Growing up means getting your hands dirty sometimes. In my case, that included the somewhat pitiful job of phoning a Nando’s, hungover, and begging it to accept Deliveroo orders at midday. (“Look, I know you’ve only been open since 11, but I need wings or I’ll die! Yes, I’ll hold for the manager.”)
Needs are a funny thing: what do we regard as essential, and how do these necessities compete against each other? In sixth form, they taught us about the psychologist Abraham Maslow’s hierarchy of needs. These were presented as a pyramid: at the bottom were basic needs such as air, food and security; above that were psychological needs, such as love and self-esteem. And at the top, a rare, heightened state of self-fulfilment, where your potential is fully reached and your creative needs met. But of course, you wouldn’t get there unless your psychological needs were met, and you couldn’t meet those unless your basic needs were met. For instance: my psychological need to never speak to anyone on the phone (a behaviour apparently common to one-third of my generation) is resoundingly trumped by my need for a platter of poultry.
I think it’s time Maslow got a millennial upgrade.
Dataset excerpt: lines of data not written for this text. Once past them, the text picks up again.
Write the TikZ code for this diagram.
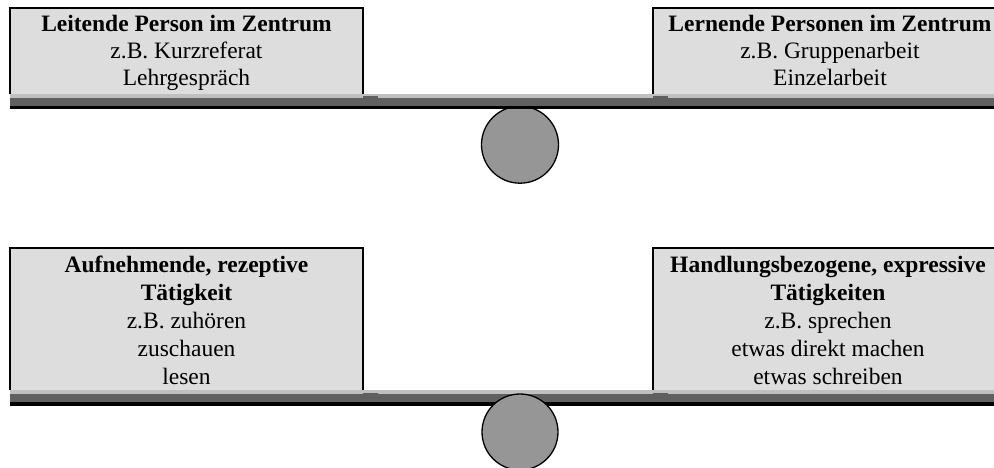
\documentclass[tikz,border=0pt]{standalone}
\usepackage{fontspec}
\setmainfont{Liberation Serif}
\definecolor{boxfill}{HTML}{DDDDDD}
\definecolor{ballfill}{HTML}{969696}
\definecolor{barlight}{HTML}{C0C0C0}
\definecolor{bardark}{HTML}{606060}
\tikzset{
  boxbg/.style={fill=boxfill},
  boxedge/.style={draw=black,line width=1.6pt},
  ball/.style={fill=ballfill,draw=black,line width=1.3pt},
  txt/.style={anchor=base,align=center,inner sep=0pt,font=\fontsize{23.5}{26.7}\selectfont},
  txtb/.style={anchor=base,align=center,inner sep=0pt,font=\fontsize{23.5}{28}\selectfont},
}
\begin{document}
\begin{tikzpicture}[x=1pt,y=-1pt]
\useasboundingbox (0,0) rectangle (994,468);
\clip (0,0) rectangle (994,468);
% ---------- upper seesaw ----------
\draw[ball] (520,144.7) circle (38.5);
\fill[barlight] (10,94.3) rectangle (994,97.7);
\fill[bardark] (10,97.7) rectangle (994,105.7);
\fill[black] (10,105.7) rectangle (994,109);
\fill[bardark] (363,96) rectangle (378,98.5);
\fill[bardark] (653,96) rectangle (668,98.5);
% boxes
\fill[boxbg] (10,8) rectangle (363,94.3);
\draw[boxedge] (9.8,94.3) |- (363,8) -- (363,94.3);
\fill[boxbg] (653,8) rectangle (1008,94.3);
\draw[boxedge] (653,94.3) |- (1008,8);
\node[txt] (tl) at (186.5,85.3) {\textbf{Leitende Person im Zentrum}\\z.B. Kurzreferat\\Lehrgespräch};
\node[txt] (tr) at (830,85.3) {\textbf{Lernende Personen im Zentrum}\\z.B. Gruppenarbeit\\Einzelarbeit};
% ---------- lower seesaw ----------
\fill[barlight] (10,390) rectangle (994,394);
\fill[bardark] (10,394) rectangle (994,402.3);
\fill[black] (10,402.3) rectangle (994,405.7);
\fill[bardark] (363,392.5) rectangle (378,394.5);
\fill[bardark] (653,392.5) rectangle (668,394.5);
\draw[ball] (520,432) circle (38);
\fill[boxbg] (10,248) rectangle (363,390);
\draw[boxedge] (9.8,390) |- (363,248) -- (363,390);
\fill[boxbg] (653,248) rectangle (1008,390);
\draw[boxedge] (653,390) |- (1008,248);
\node[txtb] (bl) at (186.5,384) {\textbf{Aufnehmende, rezeptive}\\\textbf{Tätigkeit}\\z.B. zuhören\\zuschauen\\lesen};
\node[txtb] (br) at (828,384) {\textbf{Handlungsbezogene, expressive}\\\textbf{Tätigkeiten}\\z.B. sprechen\\etwas direkt machen\\etwas schreiben};
\end{tikzpicture}
\end{document}
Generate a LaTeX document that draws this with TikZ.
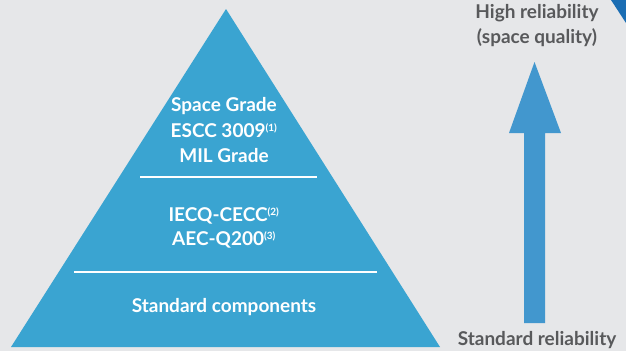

Yes, all living creatures need water and air, but some of us also need wifi. Security? Pfft, we’ve been managing without, what with the gig economy, housing crisis and every single celebrity fave outing themselves as problematic (is nothing safe?). And then there’s self-esteem in the Instagram age. Impossible, surely? File those needs in the unattainable top tier.
I’ve been told the key to adulthood is figuring out what it is I need to be happy and working towards it. The answers to that will have to wait, but at least I’ve learned where the journey begins: with the source of all life – a full phone battery.